Science Community Alarmed at NASA's Canceling of Major Lunar Mission
NASA announced that it would discontinue the development of its Volatiles Investigating Polar Exploration Rover (VIPER) mission to search for ice and potential resources at the moon's south pole.
The space agency said in a press release that cost increases, delays to the launch date, and the risks of future cost growth are the reasons to cancel the mission.
"Continuation of VIPER would result in an increased cost that threatens cancellation or disruption" to other missions, it said.
The cancellation comes at a late stage in VIPER's development. The rover, which has already cost 450 million U.S. dollars, has been completely assembled and has science instruments installed.
NASA said it planned to disassemble and reuse VIPER's instruments and components for future lunar missions.
The decision to terminate the project is expected to save NASA at least 84 million dollars, with potential for greater savings if launch delays had extended into 2026.
According to Joel Kearns, NASA's deputy associate administrator for exploration in the Science Mission Directorate, the initial budget for the project reported to the U.S. Congress in 2021 was 433.5 million dollars, with the landing set for the end of 2023.
However, since the project was delayed twice, the budget had risen to 505.4 million dollars with a landing at the end of 2024, he said. NASA estimated that even if the mission could be conducted in 2025, the cost for the project would reach some 609 million dollars.
Though budget constraints and development delays primarily drove the cancellation, several technical challenges contributed to these delays and ultimately influenced the decision to cancel, according to NASA.
The rover was supposed to be sent to the moon's south polar region on a commercial lander called Griffin from the U.S. company Astrobotic. It was tasked with exploring the terrain, including permanently shadowed regions, to better understand the extent and form of water ice.

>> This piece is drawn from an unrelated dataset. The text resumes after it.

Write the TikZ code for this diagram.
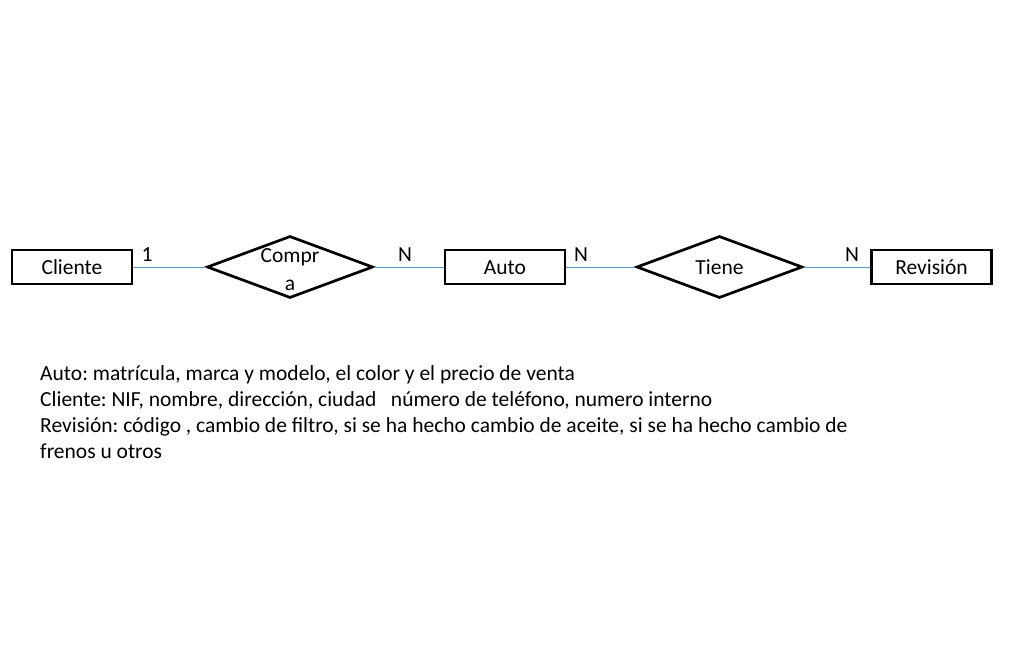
\documentclass[tikz,border=0pt]{standalone}
\usepackage{fontspec}
\setmainfont{Carlito}
\usetikzlibrary{shapes.geometric}
\definecolor{linkblue}{RGB}{91,155,213}
\tikzstyle{entity}=[draw=black,line width=2.1pt,minimum width=120pt,minimum height=34pt,inner sep=0pt,text height=16pt,text depth=1pt,font=\fontsize{21.5}{26}\selectfont]
\tikzstyle{relation}=[draw=black,line width=2.7pt,diamond,minimum width=166pt,minimum height=62pt,inner sep=0pt]
\tikzstyle{link}=[draw=linkblue,line width=1pt]
\tikzstyle{card}=[font=\fontsize{21.5}{26}\selectfont,inner sep=0pt]
\begin{document}
\frenchspacing
\begin{tikzpicture}[x=1pt,y=-1pt]
	\useasboundingbox (0,0) rectangle (1024,650);
	% entities
	\node[entity] (cliente) at (72,267) {Cliente};
	\node[entity] (auto) at (505,267) {Auto};
	\node[entity] (revision) at (931.5,267) {Revisión};
	% relations
	\node[relation] (compra) at (290,267) {};
	\node[font=\fontsize{21.5}{28}\selectfont,align=center,inner sep=0pt] (compratext) at (290,270) {Compr\\a};
	\node[relation] (tiene) at (719.5,267) {};
	\node[font=\fontsize{21.5}{26}\selectfont,inner sep=0pt,text height=16pt,text depth=1pt] (tienetext) at (719.5,267) {Tiene};
	% links
	\draw[link] (cliente) -- (compra);
	\draw[link] (compra) -- (auto);
	\draw[link] (auto) -- (tiene);
	\draw[link] (tiene) -- (revision);
	%cardinalities
	\node[card] (c1) at (147,255) {1};
	\node[card] (c2) at (405,255) {N};
	\node[card] (c3) at (581,255) {N};
	\node[card] (c4) at (852,255) {N};
	%attributes
	\node[anchor=north west,align=left,inner sep=0pt,font=\fontsize{21.5}{26}\selectfont] (attrs) at (40,365) {Auto: matrícula, marca y modelo, el color y el precio de venta\\
	Cliente: NIF, nombre, dirección, ciudad \ \ número de teléfono, numero interno\\
	Revisión: código , cambio de filtro, si se ha hecho cambio de aceite, si se ha hecho cambio de\\
	frenos u otros};
\end{tikzpicture}
\end{document}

The rover was initially planned to launch late last year, but in 2022, NASA requested a launch delay to late this year to provide more time for preflight testing of the Astrobotic lander.

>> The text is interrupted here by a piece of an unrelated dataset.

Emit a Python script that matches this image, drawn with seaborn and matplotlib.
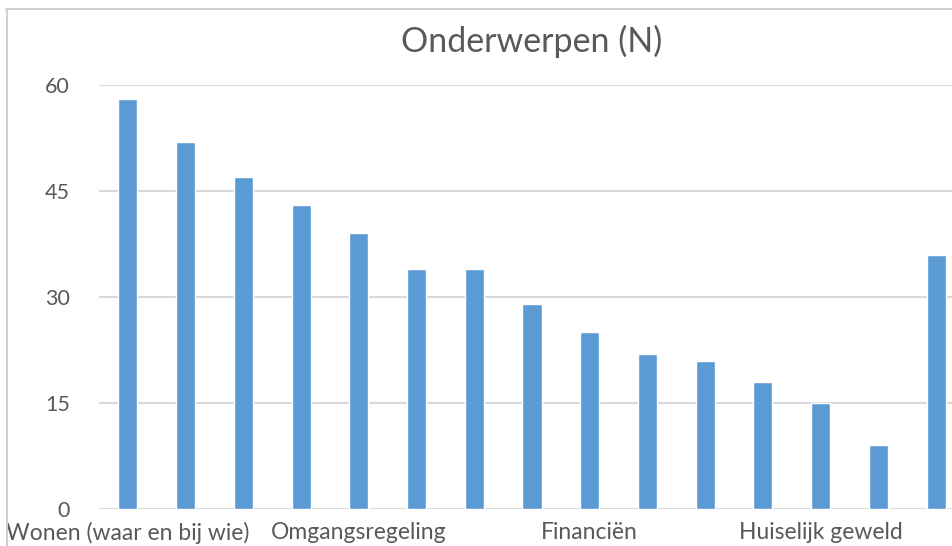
import matplotlib
matplotlib.use("Agg")
import matplotlib.pyplot as plt
import pandas as pd
import seaborn as sns
from matplotlib.lines import Line2D

# Data
counts = [58, 52, 47, 43, 39, 34, 34, 29, 25, 22, 21, 18, 15, 9, 36]
# only every 4th category label is visible in the picture
tick_labels = ["Wonen (waar en bij wie)", "", "", "",
               "Omgangsregeling", "", "", "",
               "Financiën", "", "", "",
               "Huiselijk geweld", "", ""]
y_ticks = [0, 15, 30, 45, 60]
title = "Onderwerpen (N)"

sns.set_style("white")
plt.rcParams['font.family'] = ['Lato', 'DejaVu Sans']

df = pd.DataFrame({'pos': range(len(counts)), 'n': counts})

W, H = 952, 546
fig = plt.figure(figsize=(W / 100, H / 100), dpi=100)
# axes runs off the right edge, like the cropped original
ax = fig.add_axes([99 / W, (H - 509) / H, 866 / W, 424 / H])

sns.barplot(data=df, x='pos', y='n', color='#5B9BD5', width=0.33,
            saturation=1, ax=ax)

ax.set_xlim(-0.5, len(counts) - 0.5)
ax.set_ylim(0, 60)
ax.set_yticks(y_ticks)
ax.set_xticks(range(len(counts)))
ax.set_xticklabels(tick_labels)
ax.set_xlabel("")
ax.set_ylabel("")
ax.yaxis.grid(True, color='#d9d9d9', linewidth=1.5)
ax.set_axisbelow(True)
for s in ax.spines.values():
    s.set_visible(False)
ax.tick_params(axis='x', length=0, pad=9.5, labelsize=16.5, labelcolor='#595959')
ax.tick_params(axis='y', length=0, pad=21, labelsize=15.5, labelcolor='#595959')

ax.set_title(title, fontsize=24.5, color='#595959', pad=24)

# chart frame border (top and left edge)
fig.add_artist(Line2D([6 / W, 1], [(H - 9) / H, (H - 9) / H], transform=fig.transFigure,
                      color='#d0d0d0', linewidth=1.5))
fig.add_artist(Line2D([7 / W, 7 / W], [0, (H - 9) / H], transform=fig.transFigure,
                      color='#d0d0d0', linewidth=1.5))

fig.savefig("out.png", dpi=100)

Since then, "additional schedule and supply chain delays" have pushed VIPER's readiness date to September 2025, and independently, the Griffin lander has also been delayed to a similar time, according to the release.

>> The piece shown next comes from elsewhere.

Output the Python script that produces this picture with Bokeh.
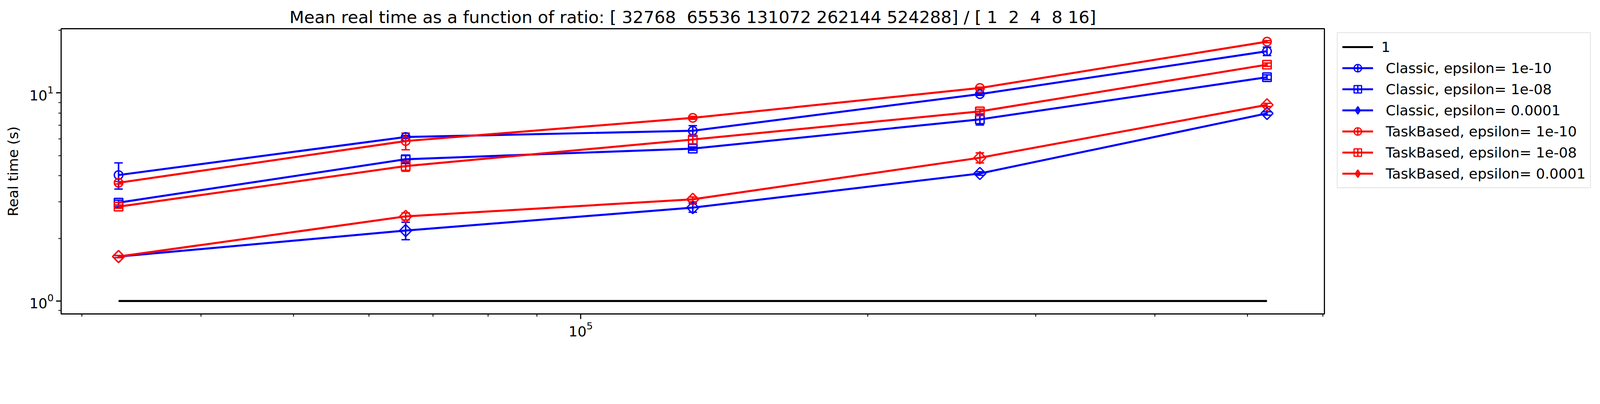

A NASA Science analysis on VIPER highlighted the unique challenges of operating on the moon, including extreme temperatures, unfamiliar terrain and long lunar nights.
The rover's environmental testing was crucial to ensure its ability to withstand the harsh lunar environment, and its delay further pushed back the projected launch date.
The decision has raised concerns within the scientific community, with some researchers expressing disappointment on social media, saying that VIPER's mission was crucial for understanding the distribution and accessibility of water ice on the moon, which could be vital for future long-term human presence on the lunar surface and deeper space exploration.
Meanwhile, VIPER would have been NASA's first mobile robotic mission to the Moon.
"This is a bad mistake. NASA cancels the VIPER mission. This was the premier mission to measure lateral and vertical variations of lunar ice in the soil. It would have been revolutionary," Phil Metzger, director of the Stephen W. Hawking Center for Microgravity Research and Education at the University of Central Florida, said on social media X on Wednesday.
Fred Calef III, a geologist and data scientist at NASA's Jet Propulsion Laboratory, called the cancellation "one of the most short-sighted decisions." He said on X that NASA "just blasted a crater in the lunar program, both robotic and human."
For Astrobotic, VIPER's cancellation came as another setback following the failure of its Peregrine lunar lander mission in January this year.
Though NASA will maintain its contract with Astrobotic for the Griffin lander, now scheduled for launch no earlier than fall 2025, the company now faces two options: launching it as a demonstration mission or soliciting new customers.
Acknowledging that the Griffin lander was optimized to fly NASA's VIPER, the company's CEO John Thornton said they were "engaging in conversations with multiple customers about different payloads to fly on Griffin."
"The decisions must be made quickly, but we're considering all options," Thornton said.